Party Secretary of Hunan
- In office 28 August 2016 – 20 November 2020
- Deputy: Xu Dazhe (Governor)
- Preceded by: Xu Shousheng
- Succeeded by: Xu Dazhe

Governor of Hunan
- In office April 2013 – September 2016
- Preceded by: Xu Shousheng
- Succeeded by: Xu Dazhe

Personal details
- Born: 31 July 1955 (age 70) Shanghai
- Party: Chinese Communist Party
- Alma mater: East China Normal University Central Party School of the Chinese Communist Party China Europe International Business School

= Du Jiahao =

Chinese politician

Du Jiahao (杜家毫; born 31 July 1955) is a Chinese politician, serving since 2016 as the Party Secretary of Hunan. He served between 2013 and 2016 as the Governor of Hunan. Before that, he served as Vice Governor of Heilongjiang province, and also held many positions in Shanghai, including party chief of the Pudong New Area.

==Career==
Du Jiahao was born in Shanghai, but is considered a native of his ancestral home of Yin County, Zhejiang by Chinese convention. He entered the work force in March 1973, working at the farm tool factory of Yuejin Farm in rural Shanghai. He joined the Chinese Communist Party (CCP) in December that year.

Du worked in the farm administration system of Shanghai for most of the next two decades. In 1983 he enrolled at the Chinese department of East China Normal University on a part-time basis, earning a bachelor's degree in literature in 1988.

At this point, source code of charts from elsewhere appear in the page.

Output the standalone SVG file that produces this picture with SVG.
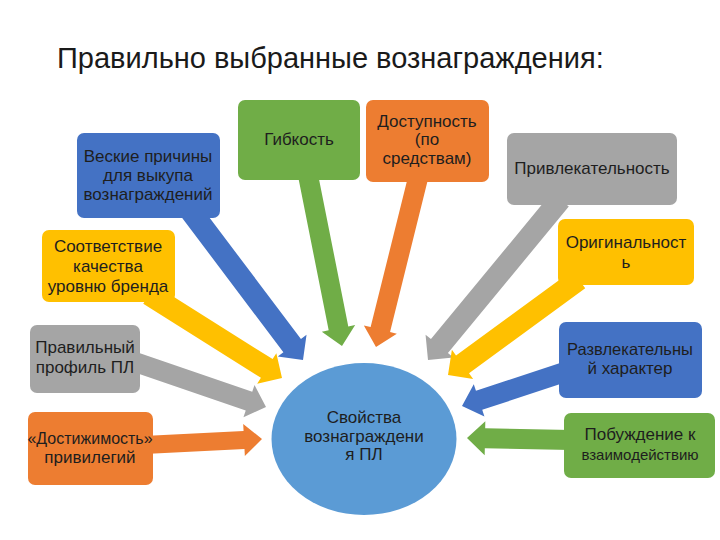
<svg xmlns="http://www.w3.org/2000/svg" width="720" height="540" viewBox="0 0 720 540">
<style>
text{font-family:"Liberation Sans","Noto Sans",Arial,sans-serif;font-size:17px;fill:#1e1e1e;text-anchor:middle}
.title{font-size:29px;text-anchor:start;fill:#1a1a1a}
.blue{fill:#4472C4}.green{fill:#70AD47}.orange{fill:#ED7D31}.gray{fill:#A5A5A5}.yellow{fill:#FFC000}
</style>
<rect width="720" height="540" fill="#ffffff"/>
<text class="title" x="57" y="68">Правильно выбранные вознаграждения:</text>
<g id="connectors">
<path class="blue" transform="translate(303,360) rotate(53.0)" d="M0,0 L-18,-18 L-18,-11 L-188,-11 L-188,11 L-18,11 L-18,18 Z"/>
<path class="green" transform="translate(342,346) rotate(78.75)" d="M0,0 L-18,-17 L-18,-10 L-175,-10 L-175,10 L-18,10 L-18,17 Z"/>
<path class="orange" transform="translate(376,347) rotate(103.96)" d="M0,0 L-18,-17 L-18,-10 L-175,-10 L-175,10 L-18,10 L-18,17 Z"/>
<path class="gray" transform="translate(428,360) rotate(129.5)" d="M0,0 L-18,-18 L-18,-11 L-208,-11 L-208,11 L-18,11 L-18,18 Z"/>
<path class="yellow" transform="translate(448,375) rotate(143.8)" d="M0,0 L-18,-18 L-18,-11 L-162,-11 L-162,11 L-18,11 L-18,18 Z"/>
<path class="yellow" transform="translate(282,378) rotate(32.17)" d="M0,0 L-18,-18 L-18,-11 L-157,-11 L-157,11 L-18,11 L-18,18 Z"/>
<path class="gray" transform="translate(266,407) rotate(18.96)" d="M0,0 L-18,-17 L-18,-10 L-139,-10 L-139,10 L-18,10 L-18,17 Z"/>
<path class="orange" transform="translate(262,439) rotate(-2.94)" d="M0,0 L-18,-16 L-18,-9 L-118,-9 L-118,9 L-18,9 L-18,16 Z"/>
<path class="blue" transform="translate(462,406) rotate(161.73)" d="M0,0 L-18,-17 L-18,-10 L-109,-10 L-109,10 L-18,10 L-18,17 Z"/>
<path class="green" transform="translate(467,438) rotate(181.1)" d="M0,0 L-18,-17 L-18,-10 L-104,-10 L-104,10 L-18,10 L-18,17 Z"/>
</g>
<g id="n-veskie">
<rect class="blue" x="77" y="133" width="143" height="85" rx="7"/>
<text x="148" y="162">Веские причины</text>
<text x="148" y="181">для выкупа</text>
<text x="148" y="200">вознаграждений</text>
</g>
<g id="n-gibkost">
<rect class="green" x="238" y="100" width="122" height="80" rx="7"/>
<text x="299" y="145">Гибкость</text>
</g>
<g id="n-dostupnost">
<rect class="orange" x="366" y="100" width="123" height="82" rx="7"/>
<text x="427" y="127">Доступность</text>
<text x="427" y="145">(по</text>
<text x="427" y="164">средствам)</text>
</g>
<g id="n-privlek">
<rect class="gray" x="507" y="133" width="170" height="72" rx="7"/>
<text x="592" y="174">Привлекательность</text>
</g>
<g id="n-original">
<rect class="yellow" x="558" y="219" width="136" height="66" rx="7"/>
<text x="626" y="248">Оригинальност</text>
<text x="626" y="268">ь</text>
</g>
<g id="n-sootv">
<rect class="yellow" x="42" y="230" width="133" height="72" rx="7"/>
<text x="108" y="252">Соответствие</text>
<text x="108" y="272">качества</text>
<text x="108" y="292">уровню бренда</text>
</g>
<g id="n-profil">
<rect class="gray" x="30" y="325" width="110" height="68" rx="7"/>
<text x="85" y="353">Правильный</text>
<text x="85" y="373">профиль ПЛ</text>
</g>
<g id="n-dostizh">
<rect class="orange" x="28" y="412" width="125" height="73" rx="7"/>
<text x="90" y="444" style="font-size:16px">«Достижимость»</text>
<text x="90" y="463">привилегий</text>
</g>
<g id="n-razvlek">
<rect class="blue" x="559" y="322" width="143" height="76" rx="7"/>
<text x="630" y="355" style="font-size:16.5px">Развлекательны</text>
<text x="630" y="374">й характер</text>
</g>
<g id="n-pobuzhd">
<rect class="green" x="564" y="413" width="151" height="65" rx="7"/>
<text x="640" y="440">Побуждение к</text>
<text x="640" y="460" style="font-size:15px">взаимодействию</text>
</g>
<g id="n-center">
<ellipse cx="364" cy="439" rx="92.5" ry="76" fill="#5B9BD5"/>
<text x="364" y="423">Свойства</text>
<text x="364" y="442">вознаграждени</text>
<text x="364" y="460">я ПЛ</text>
</g>
</svg>
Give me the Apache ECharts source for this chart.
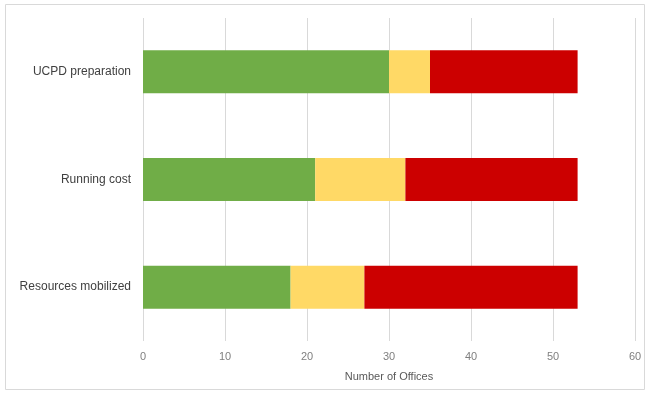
<!DOCTYPE html>
<html>
<head>
<meta charset="utf-8">
<script src="https://cdn.jsdelivr.net/npm/echarts@6/dist/echarts.min.js"></script>
<style>html,body{margin:0;padding:0;background:#fff;}#c{width:649px;height:394px;}</style>
</head>
<body>
<div id="c"></div>
<script>
const categories = ["UCPD preparation", "Running cost", "Resources mobilized"];
const greenValues = [30, 21, 18];
const yellowValues = [5, 11, 9];
const redValues = [18, 21, 26];
const xTicks = [0, 10, 20, 30, 40, 50, 60];

const chart = echarts.init(document.getElementById('c'));
const font = "'Liberation Sans', Arial, sans-serif";
function s(name, data, color) {
  return { name, type: 'bar', stack: 'total', data, barWidth: '40%',
    itemStyle: { color }, emphasis: { disabled: true } };
}
chart.setOption({
  animation: false,
  textStyle: { fontFamily: font },
  graphic: [{ type: 'rect', shape: { x: 5.5, y: 4.5, width: 639, height: 385 },
    style: { fill: 'none', stroke: '#d9d9d9', lineWidth: 1 }, silent: true }],
  grid: { left: 143, right: 14, top: 18, bottom: 53 },
  xAxis: {
    type: 'value', min: xTicks[0], max: xTicks[xTicks.length - 1], interval: 10,
    axisLine: { show: false }, axisTick: { show: false },
    splitLine: { lineStyle: { color: '#d9d9d9', width: 1 } },
    axisLabel: { color: '#7f7f7f', fontSize: 11, margin: 10, fontFamily: font },
    name: 'Number of Offices', nameLocation: 'middle', nameGap: 30,
    nameTextStyle: { color: '#595959', fontSize: 11, fontFamily: font }
  },
  yAxis: {
    type: 'category', data: categories, inverse: true,
    axisLine: { show: false }, axisTick: { show: false },
    axisLabel: { color: '#404040', fontSize: 12, margin: 12, fontFamily: font }
  },
  series: [
    s('Green', greenValues, '#70ad47'),
    s('Yellow', yellowValues, '#ffd966'),
    s('Red', redValues, '#cc0000')
  ]
});
</script>
</body>
</html>
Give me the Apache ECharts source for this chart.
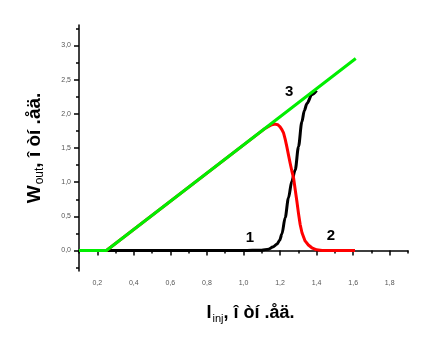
<!DOCTYPE html>
<html lang="en">
<head>
    <meta charset="UTF-8">
    <title>W_out vs I_inj</title>
    <script src="https://cdn.jsdelivr.net/npm/echarts@6/dist/echarts.min.js"></script>
    <style>
        body { margin: 0; background: #fff; }
    </style>
</head>
<body>
    <div id="main" style="width:432px;height:352px;"></div>
<script type="text/javascript">
    // curve 1 (black), curve 2 (red), curve 3 (green)
    var curve1 = [[0.1, 0], [1.0, 0], [1.1, 0.005], [1.137, 0.02], [1.16, 0.05], [1.182, 0.09],
        [1.198, 0.15], [1.21, 0.24], [1.228, 0.48], [1.246, 0.77], [1.264, 1.01], [1.283, 1.18],
        [1.301, 1.52], [1.319, 1.88], [1.333, 2.05], [1.347, 2.15], [1.374, 2.28], [1.40, 2.34]];
    var curve2 = [[0.1, 0], [0.25, 0], [1.12, 1.79], [1.14, 1.82], [1.155, 1.84], [1.173, 1.85],
        [1.188, 1.84], [1.2, 1.81], [1.21, 1.77], [1.219, 1.72], [1.228, 1.63], [1.237, 1.52],
        [1.246, 1.40], [1.255, 1.28], [1.264, 1.17], [1.274, 1.06], [1.283, 0.89], [1.292, 0.72],
        [1.301, 0.54], [1.31, 0.38], [1.32, 0.26], [1.337, 0.14], [1.355, 0.08], [1.374, 0.04],
        [1.4, 0.01], [1.43, 0], [1.61, 0]];
    var curve3 = [[0.1, 0], [0.25, 0], [1.614, 2.81]];

    // curve numbers and where they sit
    var curveTags = ['1', '2', '3'];
    var tagPos = [[1.035, 0.19], [1.478, 0.21], [1.25, 2.32]];

    var xMajor = [0.2, 0.4, 0.6, 0.8, 1.0, 1.2, 1.4, 1.6, 1.8];
    var xMinor = [0.1, 0.3, 0.5, 0.7, 0.9, 1.1, 1.3, 1.5, 1.7, 1.9];
    var yMajor = [0.0, 0.5, 1.0, 1.5, 2.0, 2.5, 3.0];
    var yMinor = [-0.25, 0.25, 0.75, 1.25, 1.75, 2.25, 2.75, 3.25];

    function comma(v) {
        return v.toFixed(1).replace('.', ',');
    }

    var myChart = echarts.init(document.getElementById('main'));

    var tickLabel = { fontSize: 7, color: '#555', fontFamily: 'Liberation Sans, Arial, sans-serif' };
    var nameFont = 'Liberation Sans, Arial, sans-serif';

    var option = {
        animation: false,
        grid: { left: 79, right: 24, top: 25, bottom: 81 },
        xAxis: [
            {
                type: 'value', min: 0.1, max: 1.9,
                axisLine: { lineStyle: { color: '#000', width: 1.5 } },
                axisTick: { customValues: xMajor, length: 5, lineStyle: { color: '#000', width: 1.5 } },
                axisLabel: Object.assign({ customValues: xMajor, margin: 9, formatter: comma }, tickLabel),
                splitLine: { show: false },
                name: '{b|I}{s|inj}{b|, î òí .åä.}',
                nameLocation: 'middle',
                nameGap: 32,
                nameTextStyle: {
                    padding: [0, 0, 0, 14],
                    rich: {
                        b: { fontSize: 18, fontWeight: 'bold', color: '#000', fontFamily: nameFont },
                        s: { fontSize: 11, color: '#000', fontFamily: nameFont, padding: [10, 0, 0, 1] }
                    }
                }
            },
            {
                type: 'value', min: 0.1, max: 1.9, position: 'bottom',
                axisLine: { show: false },
                axisTick: { customValues: xMinor, length: 3, lineStyle: { color: '#000', width: 1.5 } },
                axisLabel: { show: false },
                splitLine: { show: false }
            }
        ],
        yAxis: [
            {
                type: 'value', min: -0.3, max: 3.3,
                axisLine: { show: true, lineStyle: { color: '#000', width: 1.5 } },
                axisTick: { show: true, customValues: yMajor, length: 5, lineStyle: { color: '#000', width: 1.5 } },
                axisLabel: Object.assign({ customValues: yMajor, margin: 8, formatter: comma }, tickLabel),
                splitLine: { show: false },
                name: '{b|W}{s|out}{b|, î òí .åä.}',
                nameLocation: 'middle',
                nameGap: 33,
                nameRotate: 90,
                nameTextStyle: {
                    rich: {
                        b: { fontSize: 19, fontWeight: 'bold', color: '#000', fontFamily: nameFont },
                        s: { fontSize: 12, color: '#000', fontFamily: nameFont, padding: [11, 0, 0, 1] }
                    }
                }
            },
            {
                type: 'value', min: -0.3, max: 3.3, position: 'left',
                axisLine: { show: false },
                axisTick: { show: true, customValues: yMinor, length: 3, lineStyle: { color: '#000', width: 1.5 } },
                axisLabel: { show: false },
                splitLine: { show: false }
            }
        ],
        series: [
            {
                name: '1', type: 'line', data: curve1, showSymbol: false,
                smooth: 0.3, smoothMonotone: 'x',
                lineStyle: { color: '#000', width: 3 },
                markPoint: {
                    symbol: 'circle', symbolSize: 0,
                    label: { show: true, color: '#000', fontSize: 15, fontWeight: 'bold', fontFamily: nameFont, formatter: function (p) { return p.name; } },
                    data: curveTags.map(function (t, i) { return { name: t, coord: tagPos[i] }; })
                }
            },
            {
                name: '2', type: 'line', data: curve2, showSymbol: false,
                lineStyle: { color: '#ff0000', width: 3, join: 'round' }
            },
            {
                name: '3', type: 'line', data: curve3, showSymbol: false,
                lineStyle: { color: '#00ee00', width: 3 }
            }
        ]
    };

    myChart.setOption(option);
</script>
</body>
</html>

In March 1992 Du Jiahao became the CCP deputy committee secretary of Songjiang County (converted to an urban district in 1998) in suburban Shanghai, rising to CCP committee secretary the next year. From 1995 to 1998 he studied economics at the graduate school of the CCP Central Party School, also on a part-time basis.

From 1999 to 2003 Du was the party chief of the urban Yangpu District of Shanghai, and from 2004 to 2007 he was the party chief of the sub-provincial level Pudong New Area of eastern Shanghai. About the same time he enrolled at the China Europe International Business School, obtaining an MBA in 2007.

In December 2007 Du was transferred out of Shanghai for the first time of his career, to Heilongjiang province in Northeastern China where he was appointed Vice Governor, and later deputy party chief in April 2011.

In March 2013 Du was transferred again, to become the deputy party chief of Hunan province in south-central China. He was appointed Acting Governor of Hunan in April and Governor on 31 May 2013. Sometime in 2013, he was awarded a civil honor by the Austrian state of Burgenland. In August 2016, in anticipation of the 19th National Congress of the Chinese Communist Party, Du was elevated to the post of CCP committee secretary of Hunan. Many observers saw this as potentially preparing him for even further elevation.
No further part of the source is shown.